Mental health continues to be a passion of Woldruff's. "We do medication management for mental health patients, too, and often we're a source of connection they have in the community. I related to them, I wanted them to feel comfortable enough to call me if they're having problems. We rely on a lot of community resources to help mental health patients."

The state of Iowa's struggles with mental health care has affected Woldruff's job.

"The mental health system is struggling. Medicaid is struggling. It affects the way we provide care," Woldruff said.

For all the struggles, however, Woldruff said, "I have loved my job. I've had a wonderful career here."

The federal government's changes also had an impact on Woldruff's position.

"Government regulations have increased our paperwork significantly. They've increased the tasks you have to do that are not patient care related. If I do a hospital admission that takes an hour, I would have two or two and one half hours of paperwork afterward," Woldruff said.

Until June 18, Woldruff's home care services were covered by Medicare. However, for a small agency that does not have multiple administrative assistants to file the mountains of paperwork, meeting Medicare's requirements was not sustainable for Emmet County Public Health.

In June 2018, the Department stopped billing Medicare. This caused the home care patient load to drop so that Woldruff went from full time to 12 hours a week. The timing was somewhat expedient for her as it allowed a year of semi-retirement. However, the Department was not caring any longer for homebound patients or high medical needs.

"It became more of a maintenance kind of care," Woldruff said.

Woldruff has carried a philosophy of nursing through 36 years: "We can't make everyone well, but we can assist them in living the best quality of life in their home."

Over the years, medical advances and technology have helped Woldruff and her team care for patients longer than before.

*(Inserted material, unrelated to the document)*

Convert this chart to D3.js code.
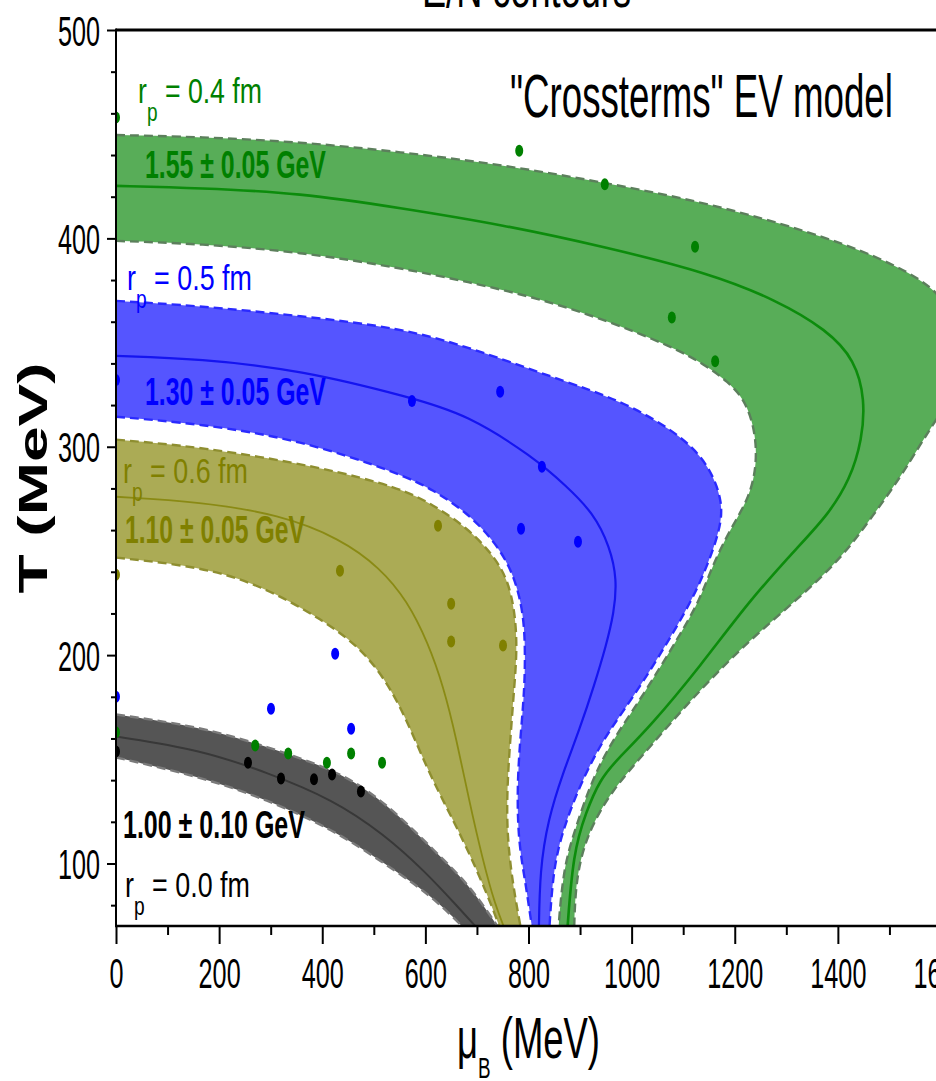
<!DOCTYPE html>
<html>
<head>
<meta charset="utf-8">
<script src="https://cdn.jsdelivr.net/npm/d3@7"></script>
<style>
  html, body { margin: 0; padding: 0; background: #fff; overflow: hidden; }
  svg { display: block; font-family: "Liberation Sans", Arial, sans-serif; }
</style>
</head>
<body>
<svg id="chart" width="936" height="1081"></svg>
<script>
// ---- E/N contour bands, points are [muB (MeV), T (MeV)] ----
// E/N = 1.55 +- 0.05 GeV, r_p = 0.4 fm
const band155Upper = [[0,449.6],[162.9,448.7],[356.9,446.3],[550.8,441.5],[750.6,435.3],[950.4,426.6],[1148.2,417.0],[1346.0,403.1],[1479.9,391.1],[1590.4,376.7],[1627.2,360.9],[1640.8,344.1],[1627.2,327.3],[1590.4,312.9],[1559.4,300.9],[1520.6,285.1],[1462.4,265.0],[1404.2,245.8],[1320.8,226.6],[1229.6,207.4],[1132.7,183.5],[1035.7,156.1],[958.1,134.1],[919.3,116.3],[899.9,101.9],[890.2,85.1],[888.3,65.9]];
const band155Center = [[0,425.2],[162.9,424.2],[356.9,421.8],[550.8,414.6],[750.6,406.5],[948.4,395.9],[1148.2,383.5],[1280.1,370.5],[1379.0,356.1],[1433.3,341.7],[1452.7,322.5],[1446.9,303.4],[1423.6,284.2],[1380.9,267.4],[1326.6,253.0],[1229.6,226.6],[1132.7,194.5],[1035.7,165.7],[971.7,149.9],[938.7,140.3],[912.0,125.0],[886.4,105.3],[874.7,65.9]];
const band155Lower = [[0,398.8],[162.9,397.4],[356.9,393.5],[550.8,385.9],[682.7,379.1],[816.5,371.5],[948.4,360.9],[1080.3,347.9],[1142.4,339.3],[1187.0,331.2],[1219.9,322.5],[1239.3,308.2],[1243.2,292.3],[1229.6,276.0],[1190.8,260.2],[1155.9,242.5],[1132.7,226.6],[1093.9,209.8],[1055.1,194.0],[1010.5,176.3],[963.9,159.5],[923.2,140.3],[890.2,116.3],[866.9,97.1],[857.2,65.9]];

// E/N = 1.30 +- 0.05 GeV, r_p = 0.5 fm
const band130Upper = [[0,370.0],[162.9,367.6],[356.9,362.8],[550.8,357.1],[682.7,347.9],[816.5,336.0],[919.3,327.3],[1002.7,319.2],[1099.7,304.8],[1152.1,290.4],[1177.3,273.2],[1171.5,260.2],[1146.3,242.5],[1117.2,226.6],[1078.4,209.8],[1039.6,194.0],[993.0,176.3],[944.5,159.5],[899.9,137.9],[866.9,116.3],[847.5,97.1],[839.8,65.9]];
const band130Center = [[0,343.6],[162.9,342.2],[356.9,336.9],[574.1,323.5],[680.8,315.4],[808.8,295.2],[874.7,280.8],[925.1,268.4],[958.1,252.0],[971.7,236.2],[966.0,220.4],[950.0,204.1],[928.0,186.0],[900.0,165.0],[866.0,143.0],[838.0,121.1],[822.0,97.1],[820.0,65.9]];
const band130Lower = [[0,314.4],[162.9,311.0],[356.9,303.4],[550.8,287.1],[614.8,279.4],[680.8,268.4],[731.2,255.4],[764.2,242.5],[783.6,228.1],[793.3,212.2],[793.3,188.3],[787.4,169.1],[777.8,140.3],[779.7,111.5],[793.3,92.3],[808.8,65.9]];

// E/N = 1.10 +- 0.05 GeV, r_p = 0.6 fm
const band110Upper = [[0,303.4],[162.9,300.0],[395.7,290.4],[550.8,280.3],[614.8,272.2],[680.8,261.2],[731.2,248.2],[760.0,236.2],[774.0,220.4],[778.0,202.6],[772.0,183.5],[766.1,164.3],[758.3,137.0],[758.3,113.0],[770.0,89.0],[787.4,65.9]];
const band110Center = [[0,276.0],[162.9,273.6],[318.1,267.4],[434.4,256.0],[512.0,242.0],[565.0,226.0],[605.0,206.0],[635.0,185.0],[660.0,160.0],[685.0,130.0],[710.0,103.0],[735.0,80.0],[758.3,65.9]];
const band110Lower = [[0,246.8],[162.9,242.5],[279.3,233.8],[401.5,217.0],[486.8,201.2],[550.8,177.2],[603.2,145.1],[653.6,121.1],[700.2,97.1],[739.0,73.2],[748.6,65.9]];

// E/N = 1.00 +- 0.10 GeV, r_p = 0.0 fm
const band100Upper = [[0,171.5],[162.9,165.7],[292.9,156.1],[420.9,145.1],[486.8,135.5],[550.8,122.6],[614.8,106.7],[680.8,90.9],[731.2,73.2],[750.6,65.9]];
const band100Center = [[0,160.9],[162.9,154.7],[292.9,143.7],[420.9,130.7],[520.0,114.0],[600.0,96.0],[660.0,80.0],[711.8,65.9]];
const band100Lower = [[0,150.9],[162.9,141.7],[292.9,130.7],[420.9,116.3],[517.8,100.5],[614.8,84.2],[686.6,65.9]];

// ---- freeze-out points ----
const pointsGreen = [[0,458],[782,442],[948,426],[1123,396],[1078,362],[1162,341],[0,163],[270,156.6],[334,152.8],[409,148.4],[456,152.8],[516,148.4]];
const pointsBlue = [[0,332],[574,322],[745,326.4],[826,290.4],[785.5,260.7],[896,254.4],[425,200.7],[300.6,174.3],[456,164.7],[0,180]];
const pointsOlive = [[0,238.6],[624.5,262.1],[434.4,240.5],[650,224.7],[650,206.5],[750.6,204.6]];
const pointsBlack = [[0,153.7],[256,148.4],[320,140.8],[384,140.4],[419,142.7],[475,134.5]];

// ---- axes ----
const xMajorTicks = [0, 200, 400, 600, 800, 1000, 1200, 1400, 1600];
const xMinorTicks = [100, 300, 500, 700, 900, 1100, 1300, 1500];
const yMajorTicks = [100, 200, 300, 400, 500];
const yMinorTicks = [80, 120, 140, 160, 180, 220, 240, 260, 280, 320, 340, 360, 380, 420, 440, 460, 480];

const svg = d3.select("#chart");
const pLeft = 116, pRight = 941, pTop = 30, pBottom = 926;

const x = d3.scaleLinear().domain([0, 1600]).range([pLeft, pRight]);
const y = d3.scaleLinear().domain([70, 500]).range([pBottom, pTop]);

svg.append("defs").append("clipPath").attr("id", "plotClip")
  .append("rect").attr("x", pLeft).attr("y", pTop)
  .attr("width", pRight - pLeft).attr("height", pBottom - pTop);

const plot = svg.append("g").attr("clip-path", "url(#plotClip)");

// smooth B-spline through the traced contour points
const curve = d3.line().x(d => x(d[0])).y(d => y(d[1])).curve(d3.curveBasis);

const bands = [
  { upper: band155Upper, center: band155Center, lower: band155Lower,
    fill: "#58ad58", line: "#0c8c0c", edge: "#5c7f5c", lw: 2.6 },
  { upper: band130Upper, center: band130Center, lower: band130Lower,
    fill: "#5555ff", line: "#1414f0", edge: "#2a2aff", lw: 2.2 },
  { upper: band110Upper, center: band110Center, lower: band110Lower,
    fill: "#abab55", line: "#8a8a14", edge: "#8e8e30", lw: 1.8 },
  { upper: band100Upper, center: band100Center, lower: band100Lower,
    fill: "#555555", line: "#383838", edge: "#7a7a7a", lw: 2.0 }
];

bands.forEach(b => {
  const outline = curve(b.upper) + curve(b.lower.slice().reverse()).replace(/^M/, "L") + "Z";
  plot.append("path").attr("d", outline).attr("fill", b.fill).attr("stroke", "none");
  [b.upper, b.lower].forEach(edge => {
    plot.append("path").attr("d", curve(edge)).attr("fill", "none")
      .attr("stroke", b.edge).attr("stroke-width", 2.4)
      .attr("stroke-dasharray", "9,5");
  });
  plot.append("path").attr("d", curve(b.center)).attr("fill", "none")
    .attr("stroke", b.line).attr("stroke-width", b.lw);
});

const pointSets = [
  { pts: pointsGreen, color: "#008000" },
  { pts: pointsBlue, color: "#0000ff" },
  { pts: pointsOlive, color: "#808000" },
  { pts: pointsBlack, color: "#000000" }
];
pointSets.forEach(s => {
  plot.selectAll(null).data(s.pts).enter().append("ellipse")
    .attr("cx", d => x(d[0])).attr("cy", d => y(d[1]))
    .attr("rx", 4).attr("ry", 6).attr("fill", s.color);
});

// ---- axes drawing ----
const xAxis = svg.append("g").attr("transform", `translate(0,${pBottom})`)
  .call(d3.axisBottom(x).tickValues(xMajorTicks).tickSize(18).tickFormat(d3.format("d")));
svg.append("g").attr("transform", `translate(0,${pBottom})`)
  .call(d3.axisBottom(x).tickValues(xMinorTicks).tickSize(9).tickFormat(""));
const yAxis = svg.append("g").attr("transform", `translate(${pLeft},0)`)
  .call(d3.axisLeft(y).tickValues(yMajorTicks).tickSize(9).tickFormat(d3.format("d")));
svg.append("g").attr("transform", `translate(${pLeft},0)`)
  .call(d3.axisLeft(y).tickValues(yMinorTicks).tickSize(5).tickFormat(""));

svg.selectAll(".domain").remove();
svg.selectAll(".tick line").attr("stroke", "#000").attr("stroke-width", 2);

xAxis.selectAll(".tick text")
  .attr("font-size", 42).attr("fill", "#000")
  .attr("y", 62).attr("dy", 0)
  .attr("transform", "scale(0.6,1)");
yAxis.selectAll(".tick text")
  .attr("font-size", 42).attr("fill", "#000")
  .attr("x", -16 / 0.6).attr("dy", "0.36em")
  .attr("transform", "scale(0.6,1)");
svg.selectAll(".tick text").attr("font-family", "'Liberation Sans', Arial, sans-serif");

// frame
svg.append("line").attr("x1", pLeft).attr("x2", pRight).attr("y1", pBottom).attr("y2", pBottom)
  .attr("stroke", "#000").attr("stroke-width", 2.6);
svg.append("line").attr("x1", pLeft).attr("x2", pRight).attr("y1", pTop).attr("y2", pTop)
  .attr("stroke", "#000").attr("stroke-width", 3);
svg.append("line").attr("x1", pLeft).attr("x2", pLeft).attr("y1", pTop - 1.5).attr("y2", pBottom + 1.3)
  .attr("stroke", "#000").attr("stroke-width", 2);
svg.append("line").attr("x1", pRight).attr("x2", pRight).attr("y1", pTop).attr("y2", pBottom)
  .attr("stroke", "#000").attr("stroke-width", 2);

// ---- text ----
// place a text so that it starts at (x0, baseline) and spans the given width
function fit(t, x0, baseline, width) {
  const w = t.node().getBBox().width;
  t.attr("transform", `translate(${x0},${baseline}) scale(${width / w},1)`);
}

function rpLabel(value, color, x0, baseline, width) {
  const t = svg.append("text").attr("font-size", 35).attr("fill", color);
  t.append("tspan").text("r");
  t.append("tspan").attr("font-size", 25).attr("dy", 18).text("p");
  t.append("tspan").attr("dy", -18).text(" = " + value + " fm");
  fit(t, x0, baseline, width);
}
function enLabel(str, color, x0, baseline, width) {
  const t = svg.append("text").attr("font-size", 39).attr("font-weight", "bold")
    .attr("fill", color).text(str);
  fit(t, x0, baseline, width);
}

rpLabel("0.4", "#008000", 138, 103, 124);
enLabel("1.55 \u00b1 0.05 GeV", "#008000", 145, 178, 181);
rpLabel("0.5", "#0000ff", 127, 290, 125);
enLabel("1.30 \u00b1 0.05 GeV", "#0000ff", 145, 405, 181);
rpLabel("0.6", "#808000", 123, 483, 125);
enLabel("1.10 \u00b1 0.05 GeV", "#808000", 125, 543, 180);
enLabel("1.00 \u00b1 0.10 GeV", "#000000", 123, 838, 182);
rpLabel("0.0", "#000000", 125, 897, 125);

const model = svg.append("text").attr("font-size", 61).attr("fill", "#000")
  .text("\"Crossterms\" EV model");
fit(model, 510, 117, 383);

const title = svg.append("text").attr("font-size", 56).attr("fill", "#000")
  .text("E/N contours");
fit(title, 422, 7, 209);

// x axis title: mu_B (MeV)
const xt = svg.append("text").attr("font-size", 58).attr("fill", "#000");
xt.append("tspan").text("\u03bc");
xt.append("tspan").attr("font-size", 30).attr("dy", 20).text("B");
xt.append("tspan").attr("dy", -20).text(" (MeV)");
fit(xt, 457, 1058, 143);

// y axis title: T (MeV)
svg.append("text").attr("font-size", 64).attr("font-weight", "bold").attr("fill", "#000")
  .attr("text-anchor", "middle")
  .attr("transform", "translate(47,478) scale(0.63,1) rotate(-90)")
  .text("T (MeV)");
</script>
</body>
</html>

"Because of home care, people can remain in their home while they're sicker with more complex medical needs than they could 35 years ago. There's no place like home to recover and to live at any stage of life," Woldruff said.

Woldruff gave a shout out to other services the Emmet County Public Health Department provides:

The Department is part of the county-wide emergency preparedness team. "We are part of the emergency management drill each year. We have wonderful partners in emergency preparedness," Woldruff said.

The Department also plays a big part in immunizing the community with clinics every week.

In the past, Woldruff was part of the team that made home visits to new mothers who had just returned home after having a baby.

Woldruff's advice for remaining as healthy as possible throughout a lifetime involves a holistic approach.

"I encourage people to remain socially and mentally active. Reading, exercising if able, staying as physically active as you can and stimulating your mind are very important," Woldruff said.

Staying physically active is easier said than done for someone who doesn't feel great, Woldruff said.

"I try to encourage and motivate patients. I'll tell them, 'I'll walk every day and you walk every day and we'll keep track of how much we walked and report back to each other next time I'm here,'" Woldruff said.

Keeping the mind busy after retirement is a major task of staying well, and one Woldruff plans to pursue for herself.

"Read something every day," Woldruff said.

In addition to the body and the mind, the spirit is important.

"I don't get much into religion, but I tell patients to 'nourish your spiritual life. Find your faith.'"

Woldruff has had the opportunity to bestow wisdom along with medical care because increased human longevity has allowed her to have longer relationships with the patients she sees.

"I developed close relationships in this job," Woldruff said.

Home care is different from hospital care because Woldruff said she considered herself a guest in each home she visited.

"As I talk about it, I'm going to miss this!" Woldruff said.

Woldruff expressed thanks to the community. "Our agency has good support for health in our county," Woldruff said.